The signature of the filter function is

int32_t fir_1x16_bit(uint32_t signal[8], uint32_t coeff_1[]);

Each time 32 PDM samples (1 word) become available for an audio channel, those samples are shifted into the 8-word (256-bit) filter state, and a call to fir_1x16_bit results in 1 Stream B sample element for that channel.

The actual implementation for the first stage filter can be found in src/fir_1x16_bit.S. Additional usage details can be found in api/etc/fir_1x16_bit.h.

Note that the 256 16-bit filter coefficients are not stored in memory as a standard coefficient array (i.e. int16_t filter[256] = {b[0], b[1], ... };). Rather, in order to take advantage of the VPU, the coefficients must be rearranged bit-by-bit into a block form suitable for VPU processing.

The filter state (delay line) consists of 256 one-bit PDM samples (equal to the number of filter taps) and requires a buffer of 8 unsigned 32-bit words for storage.

Filter Conversion Script

Taking a set of floating-point coefficients, quantizing them into 16-bit coefficients and ‘boggling’ them into the correct memory layout can be a tricky business. To simplify this process, this library provides a Python3 script that does this process automatically.

The script can be found in this repository at python/stage1.py.

Decimator stage 2

An application is free to supply its own second stage filter.

Filter implementation (Stage 2)

The input to the second stage decimator (here called “Stream B”) is the stream of 32-bit PCM samples emitted from the first stage decimator with a sample rate of PDM_FREQ/32.

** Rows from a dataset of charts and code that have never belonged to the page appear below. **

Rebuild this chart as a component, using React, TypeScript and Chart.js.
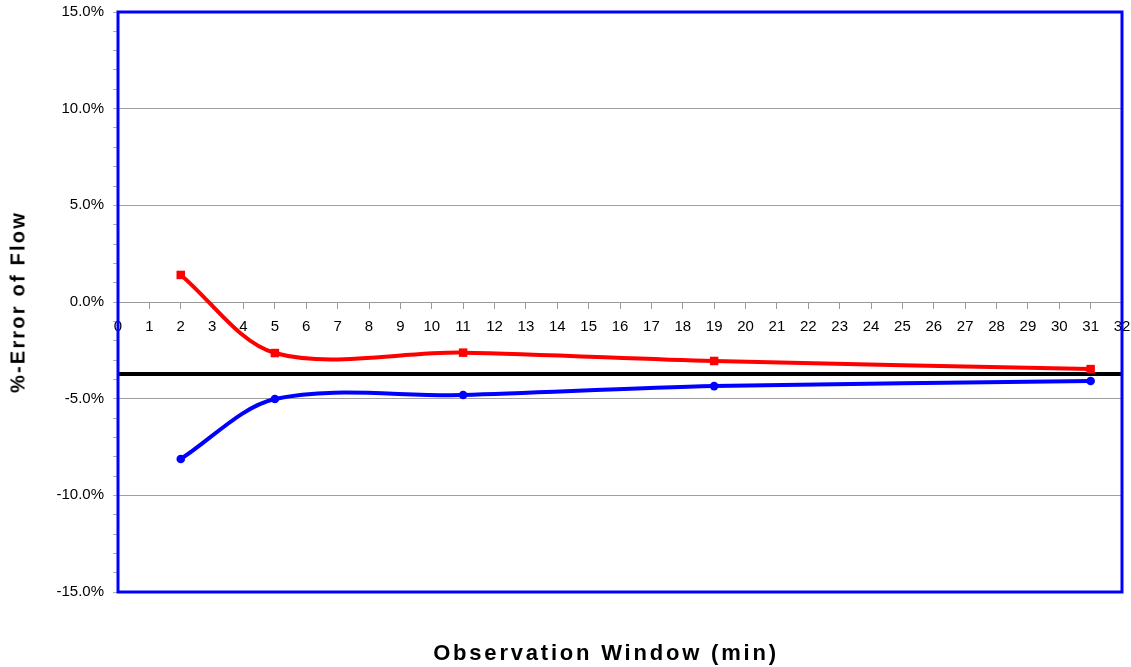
import React, { useEffect, useRef } from "react";
import { Chart, registerables } from "chart.js";

Chart.register(...registerables);

const windowMin = [2, 5, 11, 19, 31];
const upperError = [1.4, -2.64, -2.62, -3.05, -3.47];
const lowerError = [-8.12, -5.02, -4.81, -4.35, -4.09];
const refLineX = [0, 32];
const refLineY = [-3.72, -3.72];
const yTicksLabeled = [-15, -10, -5, 0, 5, 10, 15];

const toPts = (xs: number[], ys: number[]) => xs.map((x, i) => ({ x, y: ys[i] }));

const borderPlugin = {
  id: "plotBorder",
  afterDraw(chart: any) {
    const { ctx, chartArea } = chart;
    ctx.save();
    ctx.strokeStyle = "#0000ff";
    ctx.lineWidth = 3;
    ctx.strokeRect(chartArea.left, chartArea.top, chartArea.right - chartArea.left, chartArea.bottom - chartArea.top);
    ctx.restore();
  },
};

export default function App() {
  const ref = useRef<HTMLCanvasElement | null>(null);
  useEffect(() => {
    const chart = new Chart(ref.current as HTMLCanvasElement, {
      type: "scatter",
      data: {
        datasets: [
          {
            data: toPts(windowMin, upperError),
            showLine: true,
            borderColor: "#ff0000",
            backgroundColor: "#ff0000",
            borderWidth: 4,
            tension: 0.32,
            pointStyle: "rect",
            pointRadius: 6,
            pointBorderWidth: 0,
          },
          {
            data: toPts(windowMin, lowerError),
            showLine: true,
            borderColor: "#0000ff",
            backgroundColor: "#0000ff",
            borderWidth: 4,
            tension: 0.32,
            pointStyle: "circle",
            pointRadius: 4.3,
            pointBorderWidth: 0,
          },
          {
            data: toPts(refLineX, refLineY),
            showLine: true,
            borderColor: "#000000",
            backgroundColor: "#000000",
            borderWidth: 4,
            pointRadius: 0,
          },
        ],
      },
      options: {
        animation: false,
        responsive: false,
        maintainAspectRatio: false,
        layout: { padding: { left: 0, top: 12, right: 9, bottom: 75 } },
        plugins: { legend: { display: false }, tooltip: { enabled: false } },
        scales: {
          x: {
            type: "linear",
            position: { y: 0 } as any,
            min: 0,
            max: 32,
            afterFit: (scale: any) => {
              scale.paddingLeft = 0;
              scale.paddingRight = 0;
            },
            ticks: {
              stepSize: 1,
              color: "#000",
              font: { family: "Arial, 'Liberation Sans', sans-serif", size: 15 },
              padding: 10,
              maxRotation: 0,
              autoSkip: false,
            },
            grid: { drawOnChartArea: false, drawTicks: true, tickLength: 6, tickColor: "#999" },
            border: { display: true, color: "#999", width: 1 },
          },
          y: {
            type: "linear",
            min: -15,
            max: 15,
            afterFit: (scale: any) => {
              scale.width = 118;
              scale.paddingTop = 0;
              scale.paddingBottom = 0;
            },
            ticks: {
              stepSize: 1,
              color: "#000",
              font: { family: "Arial, 'Liberation Sans', sans-serif", size: 15 },
              padding: 9,
              autoSkip: false,
              callback: (v: any) => (yTicksLabeled.includes(Number(v)) ? Number(v).toFixed(1) + "%" : ""),
            },
            grid: {
              color: (c: any) => (c.tick && Math.round(c.tick.value) % 5 === 0 ? "#a0a0a0" : "rgba(0,0,0,0)"),
              tickColor: "#b0b0b0",
              tickLength: 5,
              lineWidth: 1,
            },
            border: { display: false },
          },
        },
      },
      plugins: [borderPlugin],
    } as any);
    return () => chart.destroy();
  }, []);

  return (
    <div style={{ position: "fixed", left: 0, top: 0, width: 1131, height: 667, background: "#fff" }}>
      <canvas ref={ref} width={1131} height={667} style={{ position: "absolute", left: 0, top: 0 }} />
      <div
        style={{
          position: "absolute",
          left: 18,
          top: 302,
          transform: "translate(-50%, -50%) rotate(-90deg)",
          fontFamily: "Arial, 'Liberation Sans', sans-serif",
          fontWeight: "bold",
          fontSize: 20,
          letterSpacing: 2.2,
          whiteSpace: "nowrap",
          color: "#000",
        }}
      >
        %-Error of Flow
      </div>
      <div
        style={{
          position: "absolute",
          left: 606,
          top: 653,
          transform: "translate(-50%, -50%)",
          fontFamily: "Arial, 'Liberation Sans', sans-serif",
          fontWeight: "bold",
          fontSize: 22,
          letterSpacing: 2.8,
          whiteSpace: "nowrap",
          color: "#000",
        }}
      >
        Observation Window (min)
      </div>
    </div>
  );
}
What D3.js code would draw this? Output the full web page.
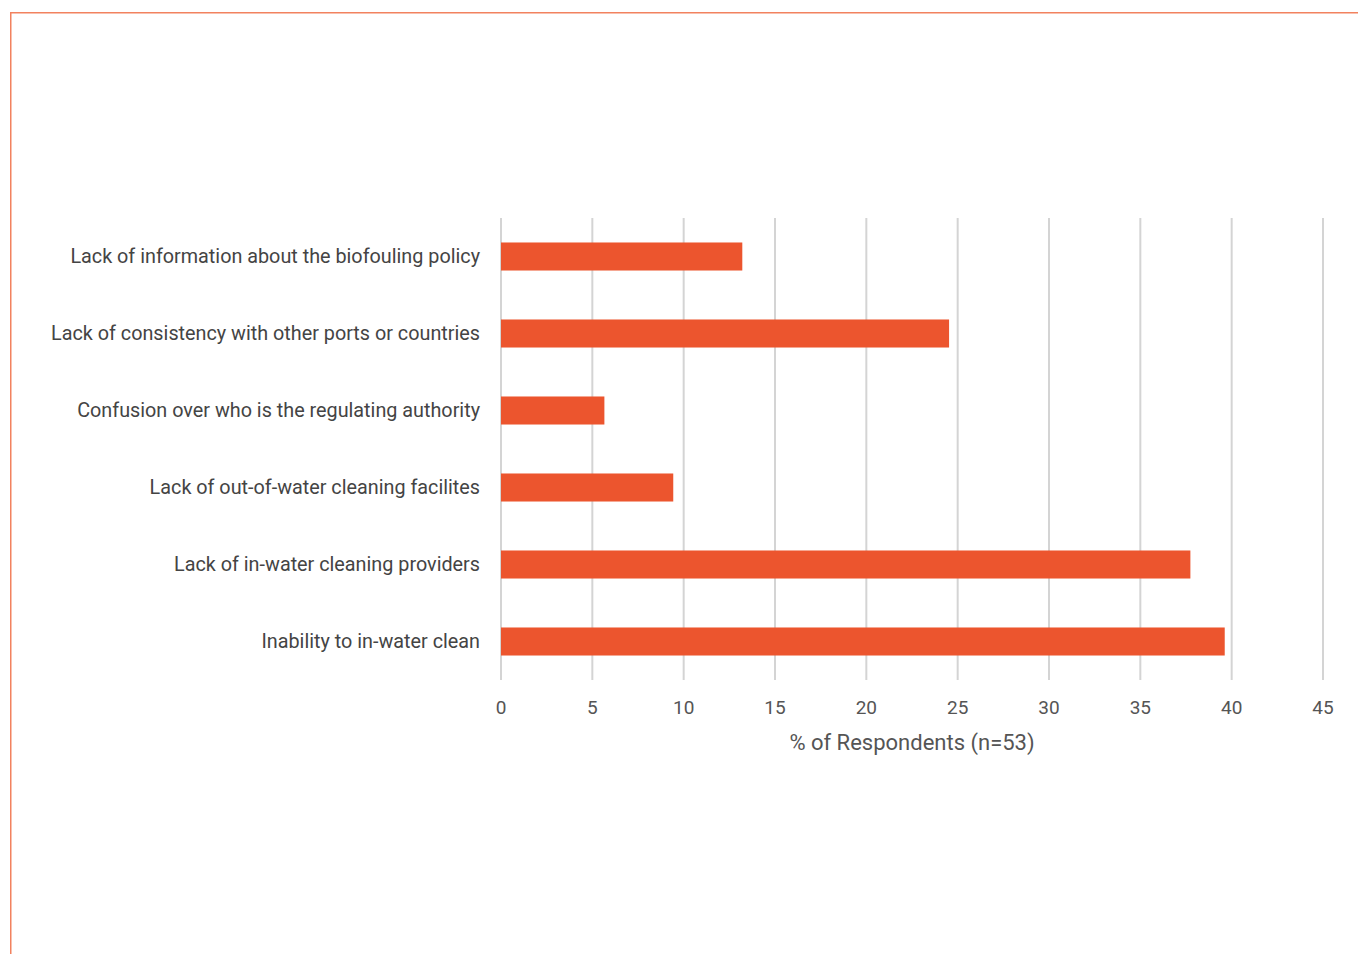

The output from the second stage decimator, Stream C, is a stream of 32-bit PCM samples with a sample rate of PDM_FREQ/(32*S2_DEC_FACTOR). For example, if PDM_FREQ is 3.072 MHz, and S2_DEC_FACTOR is 6, then Stream C’s sample rate (the sample rate received by the main application code) is

3.072 MHz / (32*6) = 16 kHz

The second stage filter uses the 32-bit FIR filter implementation from lib_xcore_math. See xs3_filter_fir_s32() in that library for more implementation details.

The filter state (delay line) consists of as many 32-bit samples as there are taps in the stage-2 filter, and requires those many 32-bit words for storage.